We consider the setup of Lippert et al. (2011), where:

• $y\in\mathbb{R}^n$ is a response vector with values for $n$ samples,
• $X\in\mathbb{R}^{n\times d}$ is a matrix with data of $d$ covariates (fixed effects) in the same $n$ samples,
• $K\in\mathbb{R}^{n\times n}$ is a positive semi-definite sample similarity matrix, scaled such that $\mathrm{tr}(K)=n$,
• $\mu$ is an (unknown) overall mean parameter,
• $\beta\in\mathbb{R}^d$ is the (unknown) vector of fixed effect weights,
• $\sigma^2$ is the (unknown) variance explained by $K$,
• $\sigma_e^2$ is the (unknown) residual error variance,
• $\delta = \frac{\sigma_e^2}{\sigma^2}$ is the variance ratio,

and $y$ is distributed as

$$$y \sim N\bigl(\mu + X\beta, \sigma^2 K + \sigma_e^2 I\bigr) = N\bigl( \mu + X\beta, \sigma^2 (K + \delta I)\bigr)$$$

where $N$ denotes a multivariate normal distribution.

By adding a column of ones to $X$ we can absorb the parameter $\mu$ in the vector of fixed effect weights $\beta$. High-level functions in this package all accept a parameter mean=true which will call this operation:

Low-level functions all work with the model where $\mu$ is not explicitly modelled and the unknown parameters are $(\beta,\sigma^2,\delta)$. If mean=true then in the output the overall estimated mean corresponds to the first element $\beta[1]$.

The parameters $(\beta,\sigma^2,\delta)$ are estimated by maximum-likelihood (or restricted maximum-likelihood, see below), that is, by minimizing the negative log-likelihood function

$$$\mathcal{L} = \log\det\bigl[ \sigma^2 (K + \delta I) \bigr] + \frac1{\sigma^2} \bigl\langle y-X\beta, (K + \delta I)^{-1} (y-X\beta)\bigr\rangle,$$$

where $\langle u,v\rangle=u^Tv=\sum_{i=1}^n u_i v_i$ is the usual inner product on $\mathbb{R}^n$; note that for any matrix $A\in\mathbb{R}^{n\times n}$ and vectors $u,v \in \mathbb{R]^n$, $\langle u,Av\rangle=\mathrm{tr}(vu^TA)$.

Analytic expressions for the maximum-likelihood estimates $\hat{\beta}$ and $\hat{\sigma}^2$ as a function of $\delta$ are easy to obtain:

\begin{aligned} \hat\beta &= \bigl[ X^T(K+\delta I)^{-1}X\bigr]^{-1} X^T(K+\delta I)^{-1} y \\ \hat{\sigma}^2 &= \frac1n \bigl\langle y-X\hat\beta, (K+\delta I)^{-1} (y-X\hat\beta)\bigr\rangle, \end{aligned}

Plugging these expressions into the negative log-likelihood results in a (non-convex) function of the parameter $\delta$, which upto an additive constant is given by:

$$$\mathcal{L}(\delta) = \log\det (K+\delta I) + n \log \hat{\sigma}^2$$$

In Lippert et al. (2011), the eigenvalue decomposition of $K$ is used to increase the efficiency of evaluating $\mathcal{L}(\delta)$, and thereby speed up the process of finding the maximum-likelihood estimate $\hat\delta$. However, their method still expresses the evaluation of $\hat\beta(\delta)$ as the solution of a linear system (if the number of covariates $d>1$).
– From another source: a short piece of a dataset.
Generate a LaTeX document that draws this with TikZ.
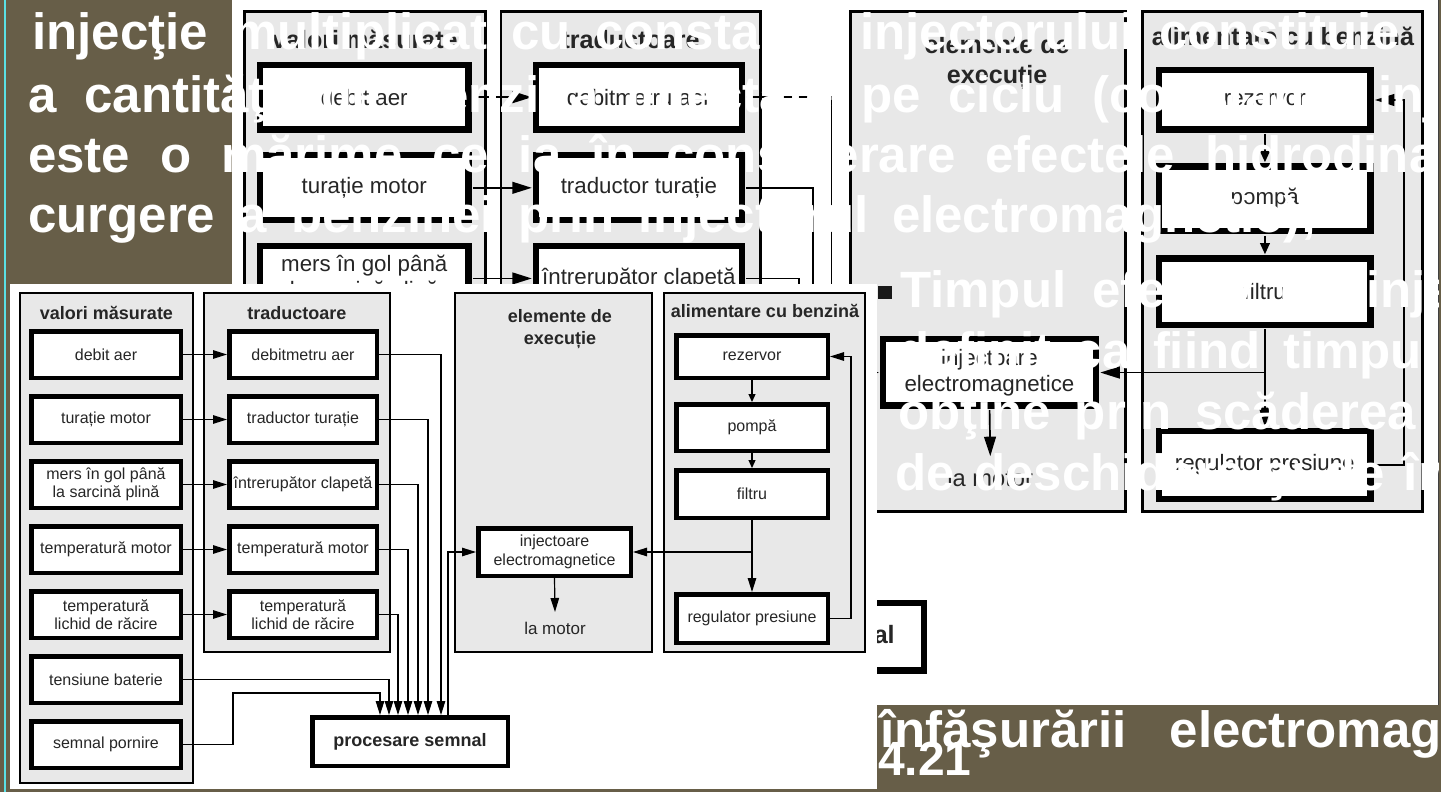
\documentclass[tikz,border=0pt]{standalone}
\usepackage{fontspec}
\setmainfont{Liberation Sans}
\usetikzlibrary{arrows.meta,calc}
\definecolor{slidebrown}{RGB}{103,94,72}
\definecolor{slidecyan}{RGB}{90,225,230}
\definecolor{panelgrey}{RGB}{232,232,232}

% #1 = name prefix, #2 = scale factor for line widths and arrow tips
\newcommand\fuelDiagram[2]{%
\pgfmathsetmacro\dgPanel{2*#2}%
\pgfmathsetmacro\dgBox{4.5*#2}%
\pgfmathsetmacro\dgLine{1.2*#2}%
\pgfmathsetmacro\dgAl{14*#2}%
\pgfmathsetmacro\dgAw{8.5*#2}%
\pgfmathsetmacro\dgSl{8*#2}%
\pgfmathsetmacro\dgSw{7*#2}%
\begin{scope}[
  panel/.style={draw=black, fill=panelgrey, line width=\dgPanel pt},
  dbox/.style={draw=black, fill=white, line width=\dgBox pt, inner sep=0pt, align=center,
               font=\fontsize{16}{18.5}\selectfont, text=black!85},
  dtitle/.style={inner sep=0pt, align=center, font=\bfseries\fontsize{18}{22}\selectfont, text=black!85},
  conn/.style={draw=black, line width=\dgLine pt},
  arr/.style={conn, -{Triangle[length=\dgAl pt, width=\dgAw pt]}},
  sarr/.style={conn, -{Triangle[length=\dgSl pt, width=\dgSw pt]}},
  vbox/.style={dbox, minimum width=149.5pt, minimum height=46.5pt},
  tbox/.style={dbox, minimum width=147.5pt, minimum height=46.5pt},
  abox/.style={dbox, minimum width=151.5pt}
]
% panels
\path[panel] (20,293) rectangle (193,783);
\path[panel] (204,293) rectangle (390,652);
\path[panel] (455,293) rectangle (652,652);
\path[panel] (664,293) rectangle (865,652);
% titles
\node[dtitle] (#1tv) at (106.5,313) {valori măsurate};
\node[dtitle] (#1tt) at (297,313) {traductoare};
\node[dtitle] (#1te) at (560,329.5) {elemente de\\execuție};
\node[dtitle] (#1ta) at (765,311) {alimentare cu benzină};
% measured values
\node[vbox] (#1v0) at (106,354.5) {debit aer};
\node[vbox] (#1v1) at (106,419.5) {turație motor};
\node[vbox] (#1v2) at (106,484.5) {mers în gol până\\la sarcină plină};
\node[vbox] (#1v3) at (106,549.5) {temperatură motor};
\node[vbox] (#1v4) at (106,614.5) {temperatură\\lichid de răcire};
\node[vbox] (#1v5) at (106,679.5) {tensiune baterie};
\node[vbox] (#1v6) at (106,744.5) {semnal pornire};
% transducers
\node[tbox] (#1t0) at (303,354.5) {debitmetru aer};
\node[tbox] (#1t1) at (303,419.5) {traductor turație};
\node[tbox] (#1t2) at (303,484.5) {întrerupător clapetă};
\node[tbox] (#1t3) at (303,549.5) {temperatură motor};
\node[tbox] (#1t4) at (303,614.5) {temperatură\\lichid de răcire};
% fuel supply
\node[abox, minimum height=42.5pt] (#1a0) at (752,356.5) {rezervor};
\node[abox, minimum height=46.5pt] (#1a1) at (752,427.5) {pompă};
\node[abox, minimum height=47.5pt] (#1a2) at (752,494) {filtru};
\node[abox, minimum height=48.5pt] (#1a3) at (752,618.5) {regulator presiune};
% actuators
\node[dbox, minimum width=152.5pt, minimum height=47.5pt] (#1inj) at (554.5,552) {injectoare\\electromagnetice};
\node[inner sep=0pt, font=\fontsize{17}{20}\selectfont, text=black!85] (#1lm) at (555,628) {la motor};
\coordinate (#1lmtip) at (555,612);
% signal processing
\node[dbox, minimum width=195.5pt, minimum height=48.5pt, font=\bfseries\fontsize{18}{22}\selectfont] (#1ps) at (410,741.5) {procesare semnal};
% input columns on processing box
\coordinate (#1x0) at (441,0);
\coordinate (#1x1) at (428,0);
\coordinate (#1x2) at (418,0);
\coordinate (#1x3) at (408,0);
\coordinate (#1x4) at (398,0);
\coordinate (#1x5) at (389,0);
\coordinate (#1x6) at (380,0);
\coordinate (#1x7) at (448,0);
% connectors
\foreach \i in {0,...,4} {
  \draw[arr] (#1v\i.east) -- (#1t\i.west);
  \draw[arr] (#1t\i.east) -| (#1ps.north -| #1x\i);
}
\draw[arr] (#1v5.east) -| (#1ps.north -| #1x5);
\draw[arr] (#1v6.east) -| (233,693) -| (#1ps.north -| #1x6);
\draw[arr] (#1ps.north -| #1x7) |- (#1inj.west);
\draw[arr] (#1inj.south) -- (#1lmtip);
\draw[sarr] (#1a0.south) -- (#1a1.north);
\draw[sarr] (#1a1.south) -- (#1a2.north);
\draw[arr] (#1a2.south) -- (#1a3.north);
\draw[arr] (#1a2.south |- #1inj.east) -- (#1inj.east);
\draw[arr] (#1a3.east) -- ++(21,0) |- (#1a0.east);
\end{scope}}

\begin{document}
\begin{tikzpicture}[x=1pt,y=-1pt]
\useasboundingbox (0,0) rectangle (1441,792);
% slide background
\fill[slidebrown] (0,0) rectangle (1441,792);
\fill[slidecyan] (3.8,0) rectangle (5.6,792);
% enlarged copy of the diagram (background picture)
\fill[white] (232,0) rectangle (1438,705);
\draw[line width=1pt, black!75] (1438.5,0) -- (1438.5,705);
\begin{scope}[shift={(216.514,-397.048)}, scale=1.394, transform shape]
  \fuelDiagram{L}{1.394}
\end{scope}
% bullet
\fill[black!90] (878,286) rectangle (892,299);
% white slide text
\begin{scope}[wt/.style={text=white, anchor=base west, inner sep=0pt, font=\bfseries\fontsize{51}{51}\selectfont}]
\clip (0,0) rectangle (1438,792);
\node[wt] (p1) at (32,50) {\makebox[1368pt][s]{injecţie multiplicat cu constanta injectorului constituie}};
\node[wt] (p2) at (28,112) {\makebox[1624.8pt][s]{a cantităţii de benzină injectate pe ciclu (constanta injectorului}};
\node[wt] (p3) at (28,172) {\makebox[1525.6pt][s]{este o mărime ce ia în considerare efectele hidrodinamice}};
\node[wt] (p4) at (28,232) {\makebox[1289pt][s]{curgere a benzinei prin injectorul electromagnetic);}};
\node[wt] (r1) at (900,307) {\makebox[641.7pt][s]{Timpul efectiv de injecţie}};
\node[wt] (r2) at (898,368) {\makebox[538pt][s]{definit ca fiind timpul}};
\node[wt] (r3) at (898,429) {\makebox[518pt][s]{obţine prin scăderea}};
\node[wt] (r4) at (895,490) {\makebox[735.5pt][s]{de deschidere şi de închidere}};
\node[wt] (b1) at (880,747) {\makebox[709pt][s]{înfăşurării electromagnetice}};
\node[wt, font=\bfseries\fontsize{48}{48}\selectfont] (b2) at (878,775) {4.21};
\end{scope}
% foreground copy of the diagram
\fill[white] (10,284) rectangle (877,789);
\fuelDiagram{F}{1}
\end{tikzpicture}
\end{document}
This implies that the gradient of $\mathcal{L}(\delta)$ cannot be computed using automatic differentiation, which means that only gradient-free optimization algorithms can be used (Lippert et al. (2011) used a basic grid-based search).

Instead, FaST-LMM light first uses the singular value decomposition of the fixed effects matrix $X$ to express the negative log-likelihood on the space orthogonal to the columns of $X$ (in other words, uses restricted maximum likelihood). Then the spectral decomposition of $K$ on the restricted space is used in the same manner as in the original FaST-LMM method, which results in a restricted negative log-likelihood function $\mathcal{L}_R(\delta)$ whose gradient can be evaluated using automatic differentiation.